Hearsay

I've camped out in the law school library to study today, something I haven't done since the first few months of my first year. I just haven't been able to make myself work at home, for whatever reason.

I'm chugging through Evidence, and I think I've uncovered a big source of my displeasure. The casebook is terrible! First of all, the authors (Waltz and Park) wrote nothing in the book (except when they quote other articles they've written). It is simply a compilation of cases and treatises strung together with the occasional hypothetical inserted for good measure. The chapter on hearsay begins without any introduction to the basic definitions, simply launching straight into the marginalia and controversies. I just read 25 pages which literally encompassed 20 different cases and treatise excerpts, none of them stating "Hearsay is...."

Fortunately, my professor (Graham Lilly) wrote a hornbook on the subject, and it is a true pleasure to read. Evidence really is quite fascinating, now that I understand it.

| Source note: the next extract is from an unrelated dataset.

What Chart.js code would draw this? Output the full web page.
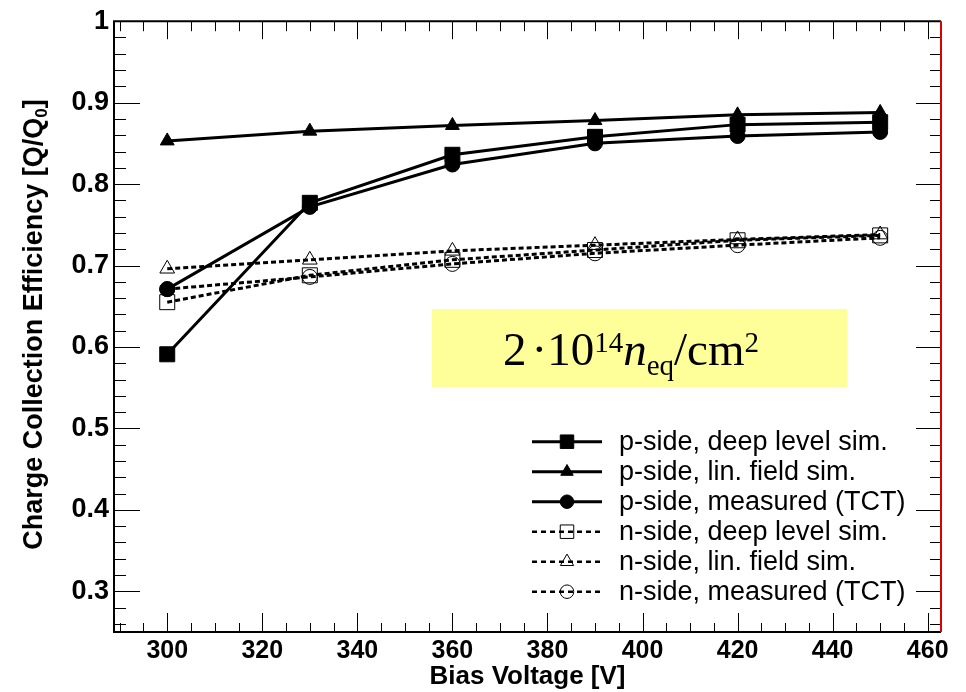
<!DOCTYPE html>
<html>
<head>
<meta charset="utf-8">
<title>Charge Collection Efficiency</title>
<script src="https://cdn.jsdelivr.net/npm/chart.js@4.4.1/dist/chart.umd.min.js"></script>
<style>
  html, body { margin: 0; padding: 0; background: #fff; }
  #wrap { width: 966px; height: 692px; position: relative; }
</style>
</head>
<body>
<div id="wrap"><canvas id="cceChart"></canvas></div>
<script>
// values
const biasVoltage = [300, 330, 360, 390, 420, 450];
const pDeepLevel  = [0.591, 0.777, 0.836, 0.858, 0.873, 0.876];
const pLinField   = [0.853, 0.865, 0.872, 0.878, 0.885, 0.888];
const pMeasured   = [0.671, 0.772, 0.824, 0.850, 0.859, 0.864];
const nDeepLevel  = [0.655, 0.688, 0.707, 0.719, 0.731, 0.737];
const nLinField   = [0.696, 0.707, 0.718, 0.725, 0.732, 0.738];
const nMeasured   = [0.671, 0.686, 0.702, 0.715, 0.725, 0.734];

const seriesLabels = [
    "p-side, deep level sim.",
    "p-side, lin. field sim.",
    "p-side, measured (TCT)",
    "n-side, deep level sim.",
    "n-side, lin. field sim.",
    "n-side, measured (TCT)"
];
const xTickValues = [300, 320, 340, 360, 380, 400, 420, 440, 460];
const yTickValues = [0.3, 0.4, 0.5, 0.6, 0.7, 0.8, 0.9, 1];

const SANS = "'Liberation Sans', Arial, Helvetica, sans-serif";
const SERIF = "'Liberation Serif', 'Times New Roman', serif";

function points(ys) {
    return biasVoltage.map((v, i) => ({ x: v, y: ys[i] }));
}

function series(label, ys, style, filled, dashed, radius) {
    return {
        label: label,
        data: points(ys),
        borderColor: "#000",
        borderWidth: 3,
        borderDash: dashed ? [5, 3] : [],
        pointStyle: style,
        pointRadius: radius,
        pointBorderColor: "#000",
        pointBorderWidth: 1,
        pointBackgroundColor: filled ? "#000" : "rgba(0,0,0,0)",
        fill: false,
        tension: 0
    };
}

// draw a marker the same way chart.js does for these styles
function drawMarker(ctx, style, x, y, r, filled) {
    ctx.beginPath();
    if (style === "rect") {
        const s = Math.SQRT1_2 * r;
        ctx.rect(x - s, y - s, 2 * s, 2 * s);
    } else if (style === "triangle") {
        let rad = 0;
        ctx.moveTo(x + Math.sin(rad) * r, y - Math.cos(rad) * r);
        rad += 2 * Math.PI / 3;
        ctx.lineTo(x + Math.sin(rad) * r, y - Math.cos(rad) * r);
        rad += 2 * Math.PI / 3;
        ctx.lineTo(x + Math.sin(rad) * r, y - Math.cos(rad) * r);
        ctx.closePath();
    } else {
        ctx.arc(x, y, r, 0, Math.PI * 2);
    }
    if (filled) { ctx.fillStyle = "#000"; ctx.fill(); }
    ctx.lineWidth = 1;
    ctx.strokeStyle = "#000";
    ctx.stroke();
}

// frame with inward ticks, ROOT style
const frameTicks = {
    id: "frameTicks",
    beforeDatasetsDraw(chart) {
        const { ctx, chartArea: a, scales: { x, y } } = chart;
        ctx.save();
        ctx.strokeStyle = "#000";
        ctx.lineWidth = 1;
        ctx.beginPath();
        for (let v = 290; v <= 460; v += 5) {
            const px = Math.round(x.getPixelForValue(v)) + 0.5;
            const major = v % 20 === 0;
            ctx.moveTo(px, a.bottom); ctx.lineTo(px, a.bottom - (major ? 19 : 9));
            ctx.moveTo(px, a.top); ctx.lineTo(px, a.top + (major ? 18 : 10));
        }
        for (let i = 13; i <= 50; i++) {
            const py = Math.round(y.getPixelForValue(i * 0.02)) + 0.5;
            const major = i % 5 === 0;
            ctx.moveTo(a.left, py); ctx.lineTo(a.left + (major ? 26 : 12), py);
            ctx.moveTo(a.right, py); ctx.lineTo(a.right - (major ? 25 : 11), py);
        }
        ctx.stroke();

        ctx.lineWidth = 2;
        ctx.beginPath();
        ctx.moveTo(a.right, a.top); ctx.lineTo(a.left, a.top);
        ctx.lineTo(a.left, a.bottom); ctx.lineTo(a.right, a.bottom);
        ctx.stroke();
        ctx.strokeStyle = "#e00000";
        ctx.beginPath();
        ctx.moveTo(a.right, a.top); ctx.lineTo(a.right, a.bottom);
        ctx.stroke();
        ctx.restore();
    },
    afterDraw(chart) {
        const { ctx, chartArea: a } = chart;
        ctx.save();
        ctx.fillStyle = "#000";

        // x title
        ctx.font = "bold 26px " + SANS;
        ctx.textAlign = "center";
        ctx.textBaseline = "middle";
        ctx.fillText("Bias Voltage [V]", (a.left + a.right) / 2, 677);

        // y title with subscript
        ctx.translate(33, (a.top + a.bottom) / 2 - 2);
        ctx.rotate(-Math.PI / 2);
        ctx.textAlign = "left";
        ctx.textBaseline = "alphabetic";
        const main = "Charge Collection Efficiency [Q/Q";
        ctx.font = "bold 27px " + SANS;
        const w1 = ctx.measureText(main).width;
        const w3 = ctx.measureText("]").width;
        ctx.font = "bold 17px " + SANS;
        const w2 = ctx.measureText("0").width;
        let sx = -(w1 + w2 + w3) / 2;
        ctx.font = "bold 27px " + SANS;
        ctx.fillText(main, sx, 9);
        ctx.font = "bold 17px " + SANS;
        ctx.fillText("0", sx + w1, 14);
        ctx.font = "bold 27px " + SANS;
        ctx.fillText("]", sx + w1 + w2, 9);
        ctx.restore();

        // legend
        ctx.save();
        chart.data.datasets.forEach((ds, i) => {
            const ly = 441.7 + i * 30;
            ctx.strokeStyle = "#000";
            ctx.lineWidth = ds.borderDash.length ? 2.5 : 3;
            ctx.setLineDash(ds.borderDash.length ? [5, 4] : []);
            ctx.beginPath();
            ctx.moveTo(532, ly); ctx.lineTo(602, ly);
            ctx.stroke();
            ctx.setLineDash([]);
            drawMarker(ctx, ds.pointStyle, 567, ly, ds.pointRadius * 0.9, ds.pointBackgroundColor === "#000");
            ctx.fillStyle = "#000";
            ctx.font = "27px " + SANS;
            ctx.textAlign = "left";
            ctx.textBaseline = "middle";
            ctx.fillText(ds.label, 619, ly + 1);
        });
        ctx.restore();

        // fluence box
        ctx.save();
        ctx.fillStyle = "#ffff99";
        ctx.fillRect(432, 309, 415, 78);
        ctx.fillStyle = "#000";
        ctx.textBaseline = "alphabetic";
        ctx.textAlign = "left";
        const base = 365;
        let tx = 503;
        const put = (txt, font, dy, gap) => {
            ctx.font = font;
            ctx.fillText(txt, tx, base + dy);
            tx += ctx.measureText(txt).width + (gap || 0);
        };
        put("2", "47px " + SERIF, 0, 5);
        put("\u00b7", "47px " + SERIF, 0, 0);
        put("10", "47px " + SERIF, 0, 0);
        put("14", "29px " + SERIF, -13, 0);
        put("n", "italic 47px " + SERIF, 0, 0);
        put("eq", "29px " + SERIF, 10, 0);
        put("/cm", "47px " + SERIF, 0, 0);
        put("2", "29px " + SERIF, -13, 0);
        ctx.restore();
    }
};

new Chart(document.getElementById("cceChart"), {
    type: "line",
    data: {
        datasets: [
            series(seriesLabels[0], pDeepLevel, "rect", true, false, 10.6),
            series(seriesLabels[1], pLinField, "triangle", true, false, 8),
            series(seriesLabels[2], pMeasured, "circle", true, false, 7.5),
            series(seriesLabels[3], nDeepLevel, "rect", false, true, 10.6),
            series(seriesLabels[4], nLinField, "triangle", false, true, 8.5),
            series(seriesLabels[5], nMeasured, "circle", false, true, 7.5)
        ]
    },
    options: {
        responsive: true,
        maintainAspectRatio: false,
        animation: false,
        layout: { padding: { left: 0, top: 18, right: 25, bottom: 0 } },
        plugins: {
            legend: { display: false },
            tooltip: { enabled: false }
        },
        scales: {
            x: {
                type: "linear",
                min: 288.8,
                max: 462.8,
                grid: { display: false, drawTicks: false },
                border: { display: false },
                afterBuildTicks: scale => { scale.ticks = xTickValues.map(v => ({ value: v })); },
                afterFit: scale => { scale.height = 60; },
                ticks: {
                    padding: 4,
                    color: "#000",
                    font: { family: SANS, size: 25, weight: "bold" },
                    callback: v => String(v)
                }
            },
            y: {
                type: "linear",
                min: 0.25,
                max: 1.0,
                grid: { display: false, drawTicks: false },
                border: { display: false },
                afterBuildTicks: scale => { scale.ticks = yTickValues.map(v => ({ value: v })); },
                afterFit: scale => { scale.width = 114; },
                ticks: {
                    padding: 5,
                    color: "#000",
                    font: { family: SANS, size: 27, weight: "bold" },
                    callback: v => (v === 1 ? "1" : Number(v).toFixed(1))
                }
            }
        }
    },
    plugins: [frameTicks]
});
</script>
</body>
</html>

I love the hearsay rule, if for no other reason than that it seems like a skilled attorney ought to be able to get just about any evidence in through some loophole or exception. And now that I've read Lilly's explanation of the rule itself, I can appreciate the casebook's detour into the gray areas.

So the moral of the story is that one ought not be led astray by a shitty casebook. Find a good supplement or hornbook, and discover whatever pleasure is available in the subject.